Interestingly, El Norte is known for having a history of seeking democratic reform. As the Hispanic demographic is the fastest growing in America, it makes me wonder what this will mean for national politics in the future. Combined with that, I could see a further impact of blacks returning to the South in large numbers after spending generations in Midlands and Yankiedom where they incorporated that culture. I portend major culture clashes in the coming decades.

I’m not sure I have any clear conclusions to add. I was just trying to bring together that jumble of thoughts. I feel like there is such a confusion of issues going on that it may be impossible to disentangle what it all means and where it all is heading. In pointing out the problems of the early Deep South, I don’t mean to praise Yankiedom as the better alternative culture. I do think we could use more of the Yankee emphasis on education.
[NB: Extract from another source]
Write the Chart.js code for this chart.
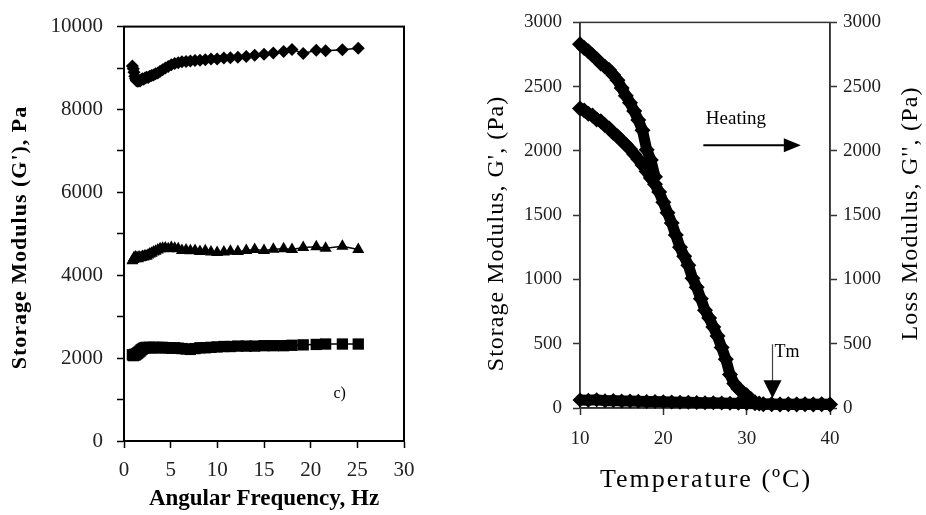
<!DOCTYPE html>
<html>
<head>
<meta charset="utf-8">
<script src="https://cdn.jsdelivr.net/npm/chart.js@4.4.0/dist/chart.umd.min.js"></script>
<style>
  html, body { margin: 0; padding: 0; background: #fff; }
  #wrap { position: relative; width: 926px; height: 515px; overflow: hidden; }
  #left { position: absolute; left: 0; top: 0; width: 460px; height: 515px; }
  #right { position: absolute; left: 460px; top: 0; width: 466px; height: 515px; }
</style>
</head>
<body>
<div id="wrap">
  <canvas id="left" width="460" height="515"></canvas>
  <canvas id="right" width="466" height="515"></canvas>
</div>
<script>
// ---- left panel: storage modulus vs angular frequency ----
const freq = [0.9, 1.0, 1.07, 1.15, 1.23, 1.31, 1.40, 1.50, 1.61, 1.72,
              1.84, 1.97, 2.10, 2.25, 2.41, 2.58, 2.76, 2.95, 3.16, 3.38,
              3.62, 3.87, 4.14, 4.43, 4.74, 5.07, 5.43, 5.81, 6.21, 6.65,
              7.11, 7.61, 8.14, 8.71, 9.32, 9.98, 10.7, 11.4, 12.2, 13.1,
              14.0, 15.0, 16.0, 17.1, 18.0, 19.2, 20.6, 21.6, 23.4, 25.1];
const gDiamond = [9050, 8980, 8900, 8800, 8740, 8700, 8690, 8680, 8700, 8690,
                  8720, 8740, 8730, 8760, 8780, 8770, 8800, 8820, 8830, 8860,
                  8880, 8920, 8960, 9000, 9040, 9080, 9110, 9130, 9150, 9160,
                  9170, 9180, 9190, 9200, 9220, 9220, 9240, 9250, 9260, 9280,
                  9310, 9330, 9360, 9400, 9450, 9350, 9430, 9420, 9440, 9480];
const gTriangle = [4350, 4380, 4420, 4400, 4440, 4410, 4430, 4400, 4440, 4420,
                   4430, 4450, 4440, 4470, 4460, 4490, 4510, 4530, 4560, 4580,
                   4610, 4640, 4650, 4660, 4640, 4670, 4650, 4640, 4600, 4610,
                   4590, 4600, 4570, 4590, 4560, 4550, 4560, 4580, 4570, 4600,
                   4620, 4600, 4630, 4640, 4620, 4670, 4690, 4650, 4700, 4620];
const gSquare = [2080, 2060, 2070, 2090, 2080, 2100, 2110, 2130, 2150, 2170,
                 2200, 2220, 2240, 2250, 2260, 2250, 2260, 2250, 2260, 2250,
                 2260, 2250, 2260, 2250, 2250, 2240, 2250, 2240, 2230, 2220,
                 2210, 2230, 2250, 2250, 2260, 2270, 2280, 2280, 2290, 2290,
                 2290, 2300, 2300, 2300, 2310, 2320, 2330, 2340, 2340, 2340];
const freqTicks = [0, 5, 10, 15, 20, 25, 30];

// ---- right panel: moduli vs temperature on heating ----
const tempA = [10, 10.5, 11, 11.5, 12, 12.5, 13, 13.5, 14, 14.5,
               15, 15.5, 16, 16.5, 17, 17.5, 18, 18.5, 19];
const gA = [2830, 2800, 2775, 2745, 2715, 2680, 2655, 2630, 2590, 2550,
            2490, 2430, 2375, 2310, 2240, 2160, 2010, 1930, 1800];
const tempB = [10, 10.5, 11, 11.5, 12, 12.5, 13, 13.5, 14, 14.5,
               15, 15.5, 16, 16.5, 17, 17.5, 18, 18.5, 19, 19.5,
               20, 20.5, 21, 21.5, 22, 22.5, 23, 23.5, 24, 24.5,
               25, 25.5, 26, 26.5, 27, 27.5, 28, 28.5, 29, 29.5,
               30, 30.5, 31, 31.5, 32, 33, 34, 35, 36, 37, 38, 39, 40];
const gB = [2330, 2315, 2290, 2275, 2245, 2230, 2200, 2175, 2140, 2115,
            2080, 2050, 2015, 1975, 1935, 1890, 1840, 1790, 1740, 1680,
            1600, 1520, 1440, 1345, 1250, 1180, 1110, 1010, 940, 850,
            760, 700, 630, 560, 470, 380, 260, 190, 150, 125,
            100, 70, 45, 35, 30, 30, 28, 30, 28, 30, 28, 30, 28];
const tempC = [10, 11, 12, 13, 14, 15, 16, 17, 18, 19, 20, 21, 22, 23, 24, 25,
               26, 27, 28, 29, 30, 31, 32, 33, 34, 35, 36, 37, 38, 39, 40];
const gC = [62, 60, 64, 57, 58, 54, 55, 52, 50, 50, 48, 46, 45, 44, 42, 41,
            40, 38, 37, 36, 35, 33, 32, 31, 30, 30, 29, 30, 29, 30, 29];
const tempTicks = [10, 20, 30, 40];

const serif = "'Liberation Serif', 'Times New Roman', serif";

function pts(xs, ys) {
    return xs.map((x, i) => ({ x: x, y: ys[i] }));
}

function drawText(ctx, text, x, y, font, angle, spacing) {
    ctx.save();
    ctx.translate(x, y);
    ctx.rotate(angle);
    ctx.font = font;
    ctx.letterSpacing = spacing + 'px';
    ctx.fillStyle = '#000';
    ctx.textAlign = 'center';
    ctx.textBaseline = 'middle';
    ctx.fillText(text, spacing / 2, 0);
    ctx.restore();
}

function series(data, style, radius, lineWidth) {
    return {
        data: data,
        showLine: true,
        pointStyle: style,
        pointRadius: radius,
        pointHoverRadius: radius,
        pointBorderWidth: 0,
        backgroundColor: '#000',
        borderColor: '#000',
        borderWidth: lineWidth,
        clip: false
    };
}

const frame = {
    id: 'frame',
    beforeDatasetsDraw(chart, args, opts) {
        const a = chart.chartArea;
        const ctx = chart.ctx;
        ctx.save();
        ctx.strokeStyle = opts.color;
        ctx.lineWidth = opts.width;
        ctx.strokeRect(a.left, a.top, a.right - a.left, a.bottom - a.top);
        ctx.restore();
    }
};

// left chart
const leftNotes = {
    id: 'leftNotes',
    afterDraw(chart) {
        const ctx = chart.ctx;
        const x = chart.scales.x, y = chart.scales.y;
        drawText(ctx, "Storage Modulus (G'), Pa", 20, 238, 'bold 22px ' + serif, -Math.PI / 2, 1);
        drawText(ctx, 'c)', x.getPixelForValue(23.1), y.getPixelForValue(1140), '16px ' + serif, 0, 0);
    }
};

new Chart(document.getElementById('left'), {
    type: 'scatter',
    data: {
        datasets: [
            series(pts(freq, gDiamond), 'rectRot', 6.5, 1.5),
            series(pts(freq, gTriangle), 'triangle', 7, 1.5),
            series(pts(freq, gSquare), 'rect', 8, 1.5)
        ]
    },
    options: {
        responsive: false,
        animation: false,
        layout: { padding: { top: 20, right: 56, left: 0, bottom: 0 } },
        plugins: {
            legend: { display: false },
            tooltip: { enabled: false },
            frame: { color: '#000', width: 2 }
        },
        scales: {
            x: {
                type: 'linear', min: 0, max: 30,
                afterBuildTicks: s => { s.ticks = freqTicks.map(v => ({ value: v })); },
                afterFit: s => { s.height = 74; },
                ticks: { font: { family: serif, size: 21 }, color: '#222', padding: 10, maxRotation: 0 },
                grid: { drawOnChartArea: false, tickLength: 7, color: '#000', tickWidth: 1.5 },
                border: { color: '#000', width: 2 },
                title: {
                    display: true, text: 'Angular Frequency, Hz', color: '#000',
                    font: { family: serif, size: 23, weight: 'bold' },
                    padding: { top: 0, bottom: 2 }
                }
            },
            y: {
                min: 0, max: 10000,
                afterFit: s => { s.width = 124; },
                ticks: {
                    stepSize: 1000, font: { family: serif, size: 21 }, color: '#222', padding: 14,
                    callback: v => (v % 2000 === 0 ? String(v) : '')
                },
                grid: { drawOnChartArea: false, tickLength: 7, color: '#000', tickWidth: 1.5 },
                border: { color: '#000', width: 2 }
            }
        }
    },
    plugins: [frame, leftNotes]
});

// right chart
const rightNotes = {
    id: 'rightNotes',
    afterDraw(chart) {
        const ctx = chart.ctx;
        const x = chart.scales.x, y = chart.scales.y;
        drawText(ctx, "Storage Modulus, G', (Pa)", 37, 234, '24px ' + serif, -Math.PI / 2, 1);
        drawText(ctx, "Loss Modulus, G'', (Pa)", 451, 214, '24px ' + serif, -Math.PI / 2, 1.2);
        drawText(ctx, 'Temperature (ºC)', 245, 480, '26px ' + serif, 0, 2);

        ctx.save();
        ctx.fillStyle = '#000';
        ctx.strokeStyle = '#000';
        ctx.font = '19px ' + serif;
        ctx.textAlign = 'left';
        ctx.textBaseline = 'middle';
        ctx.fillText('Heating', x.getPixelForValue(25.1), y.getPixelForValue(2250));

        // heating arrow
        const hx0 = x.getPixelForValue(24.8), hx1 = x.getPixelForValue(36.5);
        const hy = y.getPixelForValue(2044);
        ctx.lineWidth = 2;
        ctx.beginPath();
        ctx.moveTo(hx0, hy);
        ctx.lineTo(hx1 - 14, hy);
        ctx.stroke();
        ctx.beginPath();
        ctx.moveTo(hx1, hy);
        ctx.lineTo(hx1 - 17, hy - 7);
        ctx.lineTo(hx1 - 17, hy + 7);
        ctx.closePath();
        ctx.fill();

        // Tm arrow
        ctx.font = '18px ' + serif;
        ctx.fillText('Tm', x.getPixelForValue(33.35), y.getPixelForValue(430));
        const tx = x.getPixelForValue(33.1);
        const ty0 = y.getPixelForValue(496), ty1 = y.getPixelForValue(76);
        ctx.strokeStyle = '#444';
        ctx.lineWidth = 1.2;
        ctx.beginPath();
        ctx.moveTo(tx, ty0);
        ctx.lineTo(tx, ty1 - 14);
        ctx.stroke();
        ctx.beginPath();
        ctx.moveTo(tx, ty1);
        ctx.lineTo(tx - 9, ty1 - 18);
        ctx.lineTo(tx + 9, ty1 - 18);
        ctx.closePath();
        ctx.fill();
        ctx.restore();
    }
};

const rightTicks = {
    stepSize: 500, font: { family: serif, size: 19 }, color: '#222',
    callback: v => String(v)
};

new Chart(document.getElementById('right'), {
    type: 'scatter',
    data: {
        datasets: [
            series(pts(tempA, gA), 'rectRot', 8, 11),
            series(pts(tempB, gB), 'rectRot', 8, 11),
            series(pts(tempC, gC), 'rectRot', 7.5, 11)
        ]
    },
    options: {
        responsive: false,
        animation: false,
        layout: { padding: { top: 15, right: 0, left: 0, bottom: 0 } },
        plugins: {
            legend: { display: false },
            tooltip: { enabled: false },
            frame: { color: '#333', width: 1.5 }
        },
        scales: {
            x: {
                type: 'linear', min: 10, max: 40,
                afterBuildTicks: s => { s.ticks = tempTicks.map(v => ({ value: v })); },
                afterFit: s => { s.height = 107; },
                ticks: { font: { family: serif, size: 19 }, color: '#222', padding: 13, maxRotation: 0 },
                grid: { drawOnChartArea: false, tickLength: 7, color: '#333', tickWidth: 1.5 },
                border: { color: '#333', width: 1.5 }
            },
            y: {
                position: 'left', min: 0, max: 3000,
                afterFit: s => { s.width = 120; },
                ticks: Object.assign({ padding: 11 }, rightTicks),
                grid: { drawOnChartArea: false, tickLength: 7, color: '#333', tickWidth: 1.5 },
                border: { color: '#333', width: 1.5 }
            },
            y2: {
                position: 'right', min: 0, max: 3000,
                afterFit: s => { s.width = 96; },
                ticks: Object.assign({ padding: 6 }, rightTicks),
                grid: { drawOnChartArea: false, tickLength: 7, color: '#333', tickWidth: 1.5 },
                border: { color: '#333', width: 1.5 }
            }
        }
    },
    plugins: [frame, rightNotes]
});
</script>
</body>
</html>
However, I’d gladly point out the hypocrisy of Puritan egalitarianism at the heart of the Yankee vision of society. I’m personally fond of the Midlands, but I don’t know that the Midlands has much to offer that would be acceptable to the powers that be. I don’t even know if the growing minority population will lead to any positive change, but almost any change would feel better than the status quo at this point. I don’t know what potential is left in American society. My hope is that understanding the past might help break us free from the sense of cultural hegemony that can blind us from other perspectives.